医療リスクマネジメントとは
近年、オフィスをはじめとした様々な現場でリスクマネジメントという言葉を耳にするようになりました。これは、2001年に経済産業省が発表したリスクマネジメントシステム構築のための指針というものと、そのためのプロジェクトに由来しています。それ以来、企業の中ではリスクマネジメントについての取り組みがされるようになっているのです。
昔から危機管理ということが言われてきましたが、リスクマネジメントというのは少し意味合いが異なります。危機管理というのはすでに起きた事柄について、そこから受けるダメージを最小限にしようという考えです。それに対してリスクマネジメントというのはこれから起きるかもしれない危険に対して事前にできる対処をしておこうという考え方です。そのため、リスクマネジメントという言葉はネガティブなものに思われがちですが、実際にはとてもポジティブな行動であると言えます。私たちの生活の中には常にリスクというものはあるものです。そこで、そのようなリスクを少しでも回避するために、日頃からの行動で予防をするというとても能動的なものであり前向きな行動であると言えます。

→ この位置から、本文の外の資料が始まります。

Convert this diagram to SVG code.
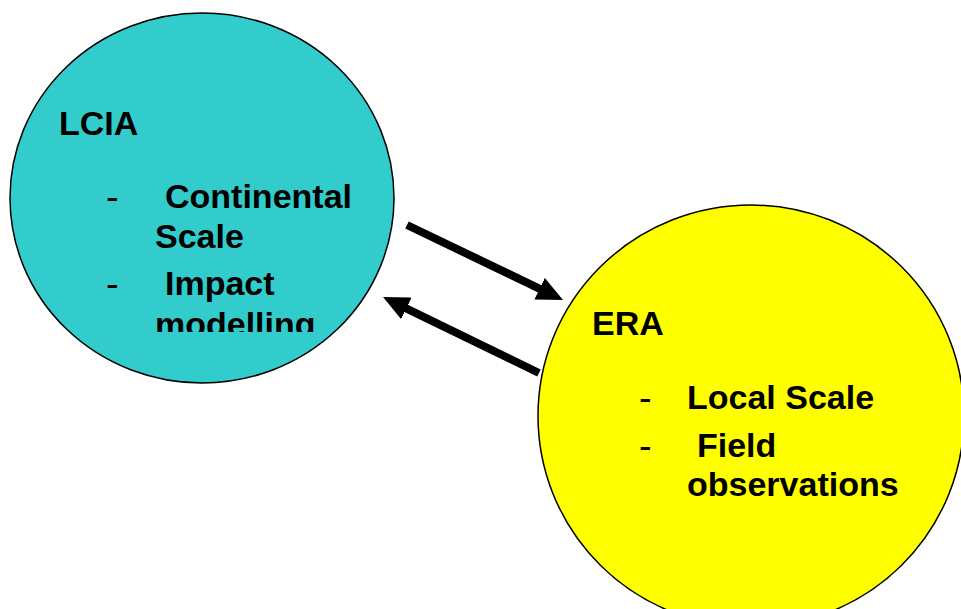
<svg xmlns="http://www.w3.org/2000/svg" width="961" height="609" viewBox="0 0 961 609">
<style>
.t{font-family:"Liberation Sans",Arial,sans-serif;font-weight:bold;font-size:34px;fill:#000}
.d{font-family:"Liberation Sans",Arial,sans-serif;font-weight:normal;font-size:38px;fill:#000}
.c{stroke:#000;stroke-width:8;fill:none}
</style>
<defs>
<marker id="ah" markerUnits="userSpaceOnUse" markerWidth="26" markerHeight="24" refX="6" refY="12" orient="auto" viewBox="0 0 26 24">
<path d="M0,0 L26,12 L0,24 z" fill="#000"/>
</marker>
<clipPath id="clipL"><rect x="0" y="0" width="480" height="332"/></clipPath>
</defs>
<rect width="961" height="609" fill="#fff"/>
<g id="lcia">
<ellipse cx="202" cy="198" rx="192" ry="185" fill="#33CCCC" stroke="#000" stroke-width="1.5"/>
<text class="t" x="59" y="135">LCIA</text>
<text class="d" x="106" y="210">-</text>
<text class="t" x="165" y="208">Continental</text>
<text class="t" x="155" y="248">Scale</text>
<text class="d" x="106" y="297">-</text>
<text class="t" x="165" y="295">Impact</text>
<text class="t" x="155" y="336" clip-path="url(#clipL)">modelling</text>
</g>
<g id="era">
<ellipse cx="751" cy="416" rx="213" ry="211" fill="#FFFF00" stroke="#000" stroke-width="1.5"/>
<text class="t" x="592" y="335">ERA</text>
<text class="d" x="639" y="411">-</text>
<text class="t" x="687" y="409">Local Scale</text>
<text class="d" x="639" y="459">-</text>
<text class="t" x="697" y="457">Field</text>
<text class="t" x="687" y="496">observations</text>
</g>
<g id="connectors">
<line class="c" x1="407" y1="225" x2="545" y2="291.3" marker-end="url(#ah)"/>
<line class="c" x1="539" y1="373" x2="401" y2="305.8" marker-end="url(#ah)"/>
</g>
</svg>
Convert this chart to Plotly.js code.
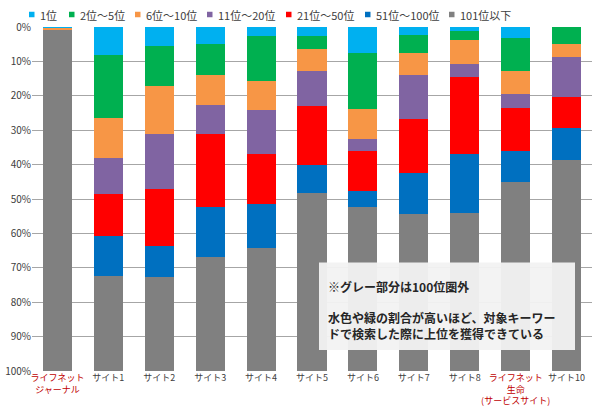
<!DOCTYPE html>
<html><head><meta charset="utf-8">
<script src="https://cdn.plot.ly/plotly-3.0.1.min.js"></script>
<style>html,body{margin:0;padding:0;background:#fff}#chart{width:600px;height:417px}</style>
</head><body><div id="chart"></div>
<script>
const categories = ["ライフネット<br>ジャーナル","サイト1","サイト2","サイト3","サイト4","サイト5","サイト6","サイト7","サイト8","ライフネット<br>生命<br>(サービスサイト)","サイト10"];
const highlighted = [true,false,false,false,false,false,false,false,false,true,false];
const seriesNames = ["1位","2位～5位","6位～10位","11位～20位","21位～50位","51位～100位","101位以下"];
const rank1     = [0.3, 8.0, 5.4, 4.9, 2.6, 2.6, 7.7, 2.2, 1.1, 3.2, 0];
const rank2to5  = [0,  18.4, 11.8, 9.1, 13.0, 3.9, 16.2, 5.4, 2.8, 9.6, 4.9];
const rank6to10 = [0.6, 11.6, 13.9, 8.7, 8.5, 6.3, 8.7, 6.4, 6.8, 6.6, 3.7];
const rank11to20= [0,  10.5, 16.1, 8.3, 12.8, 10.3, 3.4, 12.8, 3.7, 4.1, 11.7];
const rank21to50= [0,  12.2, 16.4, 21.2, 14.6, 17.0, 11.6, 15.5, 22.5, 12.5, 9.1];
const rank51to100=[0,  11.6, 9.2, 14.8, 12.7, 8.1, 4.7, 12.1, 17.2, 9.0, 9.2];
const rank101plus=[99.1, 27.7, 27.2, 33.0, 35.8, 51.8, 47.7, 45.6, 45.9, 55.0, 61.4];
const yTicks = [0,10,20,30,40,50,60,70,80,90,100];
const noteText = "<b>※グレー部分は100位圏外</b><br> <br><b>水色や緑の割合が高いほど、対象キーワー</b><br><b>ドで検索した際に上位を獲得できている</b>";

const colors = ["#00B0F0","#00B050","#F79646","#8064A2","#FF0000","#0070C0","#808080"];
const allSeries = [rank1, rank2to5, rank6to10, rank11to20, rank21to50, rank51to100, rank101plus];
const xIdx = categories.map((_, i) => i);
const traces = allSeries.map((vals, k) => ({
  type: "bar", name: seriesNames[k], x: xIdx, y: vals,
  marker: {color: colors[k]}, hoverinfo: "skip", showlegend: false
}));
const tickLabels = categories.map((c, i) => highlighted[i] ? `<span style="color:#C00000">${c}</span>` : c);

// manual legend layout (pixel positions of the legend squares)
const W = 600, H = 417, M = {l: 32, r: 8, t: 27, b: 46};
const pw = W - M.l - M.r, ph = H - M.t - M.b;
const px2x = p => (p - M.l) / pw;
const px2y = p => (H - M.b - p) / ph;
const legendLeft = [29, 69, 135, 207, 286, 365, 449];
const legendY = 14.5, sq = 5.5;
const shapes = [{type: "rect", xref: "paper", yref: "paper", x0: px2x(319), x1: px2x(575), y0: px2y(350), y1: px2y(262.5),
            fillcolor: "rgba(242,242,242,0.95)", line: {width: 0}, layer: "above"}];
const annotations = [{xref: "paper", yref: "paper", x: px2x(326), y: px2y(276), xanchor: "left", yanchor: "top",
                 text: noteText, align: "left", showarrow: false,
                 font: {size: 12, color: "#262626"}}];
seriesNames.forEach((n, k) => {
  shapes.push({type: "rect", xref: "paper", yref: "paper", x0: px2x(legendLeft[k]), x1: px2x(legendLeft[k] + sq),
    y0: px2y(legendY + sq / 2), y1: px2y(legendY - sq / 2), fillcolor: colors[k], line: {width: 0}});
  annotations.push({xref: "paper", yref: "paper", x: px2x(legendLeft[k] + sq + 3), y: px2y(legendY),
    xanchor: "left", yanchor: "middle", text: n, showarrow: false, font: {size: 11, color: "#404040"}});
});

const layout = {
  width: W, height: H,
  margin: M,
  barmode: "stack", bargap: 0.43,
  paper_bgcolor: "#fff", plot_bgcolor: "#fff",
  font: {family: "'Noto Sans CJK JP', sans-serif", color: "#404040", size: 10},
  showlegend: false,
  xaxis: {tickmode: "array", tickvals: xIdx, ticktext: tickLabels, range: [-0.5, 10.5], tickangle: 0,
          showgrid: false, zeroline: false, showline: false, ticks: "", automargin: false,
          tickfont: {size: 9, color: "#404040"}},
  yaxis: {range: [100, 0], tickmode: "array", tickvals: yTicks, ticktext: yTicks.map(v => v + "%"),
          showgrid: true, gridcolor: "#A6A6A6", gridwidth: 1, zeroline: false, showline: false, automargin: false,
          ticks: "", tickfont: {size: 10, color: "#404040"}},
  shapes: shapes,
  annotations: annotations
};
Plotly.newPlot("chart", traces, layout, {displayModeBar: false, staticPlot: true});
</script></body></html>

このような観点から、近年では医療現場でも起こる可能性のある事故や事件に対しての予防をするために、医療リスクマネジメントという考えが進められています。医療現場というのは人の命を扱う場所であり、常にたくさんのリスクを抱えています。そこで、少しでも患者にも医療従事者にもリスクを回避して安心安全な環境を整備することができるようにと推進されています。医療についての知識だけでなく、医療現場で起こりうるトラブルとその予防策を知っていることによって、医療事故を防ぐことができますし、医療に対しての取り組み方にも違いが出てきます。
医療リスクマネジメントとして取り組む範囲
近年、医療現場の仕事がハードであることや人の命を預かる責任の重さ、人員不足、医療紛争など様々なことを理由に、医療従事者を志望する人の数が減少傾向にあると言われています。しかし、医療現場も少しずつ環境改善が進んでいますし、仕事の中でも医療リスクマネジメントが進んでおり、トラブル回避のための取り組みもされています。そのため、以前に比べると飛躍的に労働環境は良くなってきていると言えます。

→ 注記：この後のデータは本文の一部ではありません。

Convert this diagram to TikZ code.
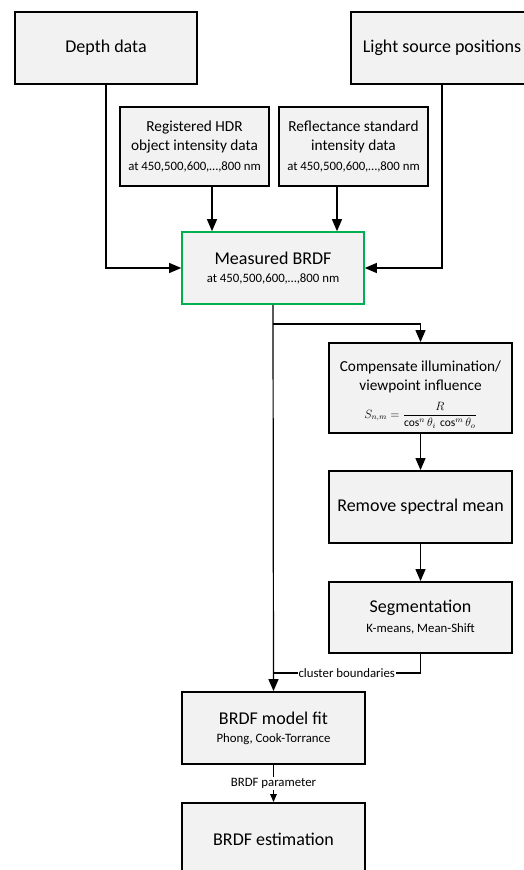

このような環境の改善と、医療についての考え方も変わってきています。医療技術の進化によって今は様々な病気の治療方法がありますし、寿命もどんどんと延びています。そのため、病院に行けばどのような病気でも治すことができると思われてしまうことも多く、そのような考えから医療行為についての追求がされてしまうことも多くありました。しかし、医療でも限界がありますし、ベストを尽くしても処置が間に合わないこともあるものです。そこを受け入れつつも、その時できるベストな処置をすることが重要なのです。

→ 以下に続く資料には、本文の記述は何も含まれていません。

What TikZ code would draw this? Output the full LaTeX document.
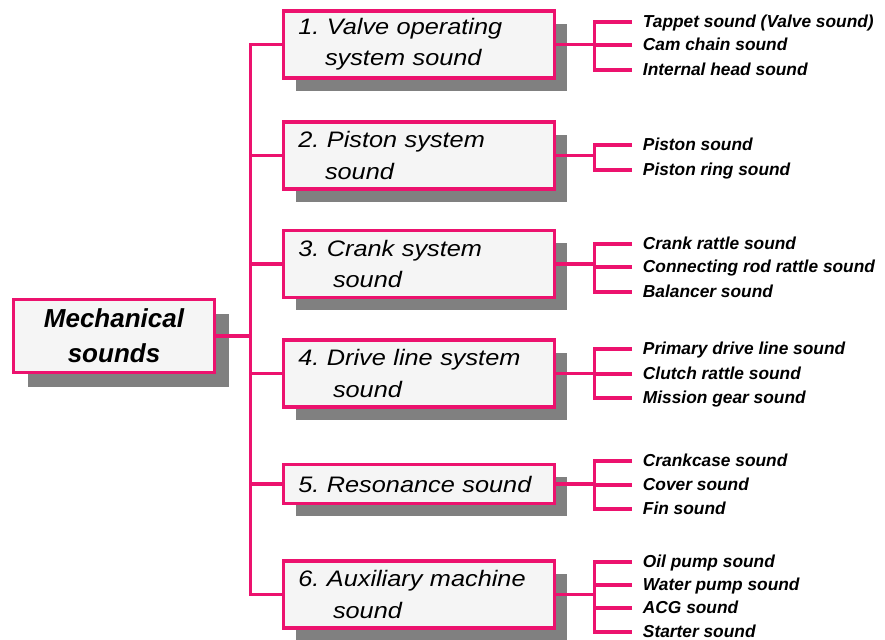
\documentclass[tikz,border=0pt]{standalone}
\usepackage{fontspec}
\setmainfont{Liberation Sans}
\newfontfamily\catfont[FakeStretch=1.13]{Liberation Sans}
\usepackage{tikz}
\usetikzlibrary{shadows}
\definecolor{linepink}{RGB}{236,18,110}
\definecolor{boxfill}{RGB}{245,245,245}
\definecolor{shadowgrey}{RGB}{128,128,128}
\frenchspacing

\begin{document}
\begin{tikzpicture}[x=0.75pt,y=-0.75pt,
  main node/.style={rectangle,draw=linepink,line width=2.3pt,fill=boxfill,
    minimum width=150.75pt,minimum height=54.75pt,align=center,
    general shadow={fill=shadowgrey,shadow xshift=11pt,shadow yshift=-11pt},
    font=\bfseries\itshape\fontsize{19.5}{26}\selectfont},
  cat node/.style={rectangle,draw=linepink,line width=2.3pt,fill=boxfill,
    minimum width=203.25pt,minimum height=50.25pt,inner xsep=11pt,
    text width=181pt,align=left,
    general shadow={fill=shadowgrey,shadow xshift=9.5pt,shadow yshift=-9.5pt},
    font=\catfont\itshape\fontsize{16.8}{23.3}\selectfont},
  leaf node/.style={anchor=west,inner xsep=8pt,inner ysep=0pt,
    text height=7.8pt,text depth=0pt,
    font=\bfseries\itshape\fontsize{13}{15}\selectfont},
  link/.style={draw=linepink,line width=2.4pt}]

  \path[use as bounding box,fill=white] (0,0) rectangle (885,639);

  \node[main node] (m) at (114,336) {Mechanical\\sounds};

  \node[cat node] (c1) at (419,44.5) {1. Valve operating\\\hspace*{20pt}system sound};
  \node[cat node] (c2) at (419,155.5) {2. Piston system\\\hspace*{20pt}sound};
  \node[cat node] (c3) at (419,264) {3. Crank system\\\hspace*{26pt}sound};
  \node[cat node] (c4) at (419,373.5) {4. Drive line system\\\hspace*{26pt}sound};
  \node[cat node,minimum height=29.25pt] (c5) at (419,484) {5. Resonance sound};
  \node[cat node] (c6) at (419,594.5) {6. Auxiliary machine\\\hspace*{26pt}sound};

  \node[leaf node] (l11) at (632,22) {Tappet sound (Valve sound)};
  \node[leaf node] (l12) at (632,45) {Cam chain sound};
  \node[leaf node] (l13) at (632,70) {Internal head sound};
  \node[leaf node] (l21) at (632,145) {Piston sound};
  \node[leaf node] (l22) at (632,170) {Piston ring sound};
  \node[leaf node] (l31) at (632,244) {Crank rattle sound};
  \node[leaf node] (l32) at (632,267) {Connecting rod rattle sound};
  \node[leaf node] (l33) at (632,292) {Balancer sound};
  \node[leaf node] (l41) at (632,349) {Primary drive line sound};
  \node[leaf node] (l42) at (632,374) {Clutch rattle sound};
  \node[leaf node] (l43) at (632,398) {Mission gear sound};
  \node[leaf node] (l51) at (632,461) {Crankcase sound};
  \node[leaf node] (l52) at (632,485) {Cover sound};
  \node[leaf node] (l53) at (632,509) {Fin sound};
  \node[leaf node] (l61) at (632,562) {Oil pump sound};
  \node[leaf node] (l62) at (632,585) {Water pump sound};
  \node[leaf node] (l63) at (632,608) {ACG sound};
  \node[leaf node] (l64) at (632,632) {Starter sound};

  % trunk from the main box
  \draw[link] (m.east) -- ++(34.5,0) coordinate (t);
  \draw[link] (c1.west) -| (t);
  \draw[link] (c6.west) -| (t);
  \draw[link] (c2.west) -- (c2.west -| t);
  \draw[link] (c3.west) -- (c3.west -| t);
  \draw[link] (c4.west) -- (c4.west -| t);
  \draw[link] (c5.west) -- (c5.west -| t);

  % brackets to the single sounds
  \draw[link] (c1.east) -- ++(38.5,0) coordinate (b1);
  \draw[link] (l11.west) -| (b1) |- (l13.west) (l12.west) -- (l12.west -| b1);
  \draw[link] (c2.east) -- ++(38.5,0) coordinate (b2);
  \draw[link] (l21.west) -| (b2) |- (l22.west);
  \draw[link] (c3.east) -- ++(38.5,0) coordinate (b3);
  \draw[link] (l31.west) -| (b3) |- (l33.west) (l32.west) -- (l32.west -| b3);
  \draw[link] (c4.east) -- ++(38.5,0) coordinate (b4);
  \draw[link] (l41.west) -| (b4) |- (l43.west) (l42.west) -- (l42.west -| b4);
  \draw[link] (c5.east) -- ++(38.5,0) coordinate (b5);
  \draw[link] (l51.west) -| (b5) |- (l53.west) (l52.west) -- (l52.west -| b5);
  \draw[link] (c6.east) -- ++(38.5,0) coordinate (b6);
  \draw[link] (l61.west) -| (b6) |- (l64.west) (l62.west) -- (l62.west -| b6)
              (l63.west) -- (l63.west -| b6);
\end{tikzpicture}
\end{document}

医療の中では起こるリスクというのは、このような患者自身の延命であったり治癒であったりというものだけではありません。病院の経営についてのリスクマネジメントや、医療そのもののリスクマネジメントというものも必要です。病院の経営が成り立たないようなことが起これば、医療を地域の人たちに適切に提供することができなくなってしまいます。また、医療事故や医療紛争といったものを起こさないために、環境や組織についても適切な配置をすることが重要です。このように医療現場でリスク回避のために取り扱う範囲というのは多岐に亘るのです。
医療リスクマネジメントで予防できること
医療リスクマネジメントとして取り扱うべき範囲として、ファイナンシャルリスクと呼ばれる経営面でのリスクとビジネスリスクと呼ばれる医療そのもののリスクとがあります。どちらも安心安全に医療を提供するにあたって取り組むべき問題であり、継続的な取り組みが重要となるものです。ファイナンシャルリスクというのは病院経営のための財政面で起こりうるリスクです。
病院経営というのは昔は政策によって保護されている部分がありましたが、今では一般企業と同じように経営体制を整える必要があります。そこで、日頃から内部監査を行ってしっかりとコスト管理をすることが必要となっているのです。医療従事者のみではマネジメントが難しいと判断すれば外部から人を招き経営管理をしたり財政面でのアドバイスを受けたりするのも重要です。
ビジネスリスクというのは医療事故や医療紛争といったものを予防するために行うリスクマネジメントです。事故を防止するために医師や看護師の医療知識を身につけたり技術を身につけたりするための機会を設けたり、チーム医療の態勢を整えたりすることがリスクマネジメントにつながります。
また、医師や看護師のミスを防ぐためには記録をきちんとつけたり、備品管理の徹底をしたりということも重要ですが、施設内の設備を整えたり人員を確保したりということも重要です。多忙になり一人当たりにかかる負担が大きくなればその分疲労も蓄積しますし判断能力が鈍る可能性もあります。そこで、勤怠管理についてもしっかりと行い、十分な休養が取れる体制を整えることもリスクマネジメントとして大切です。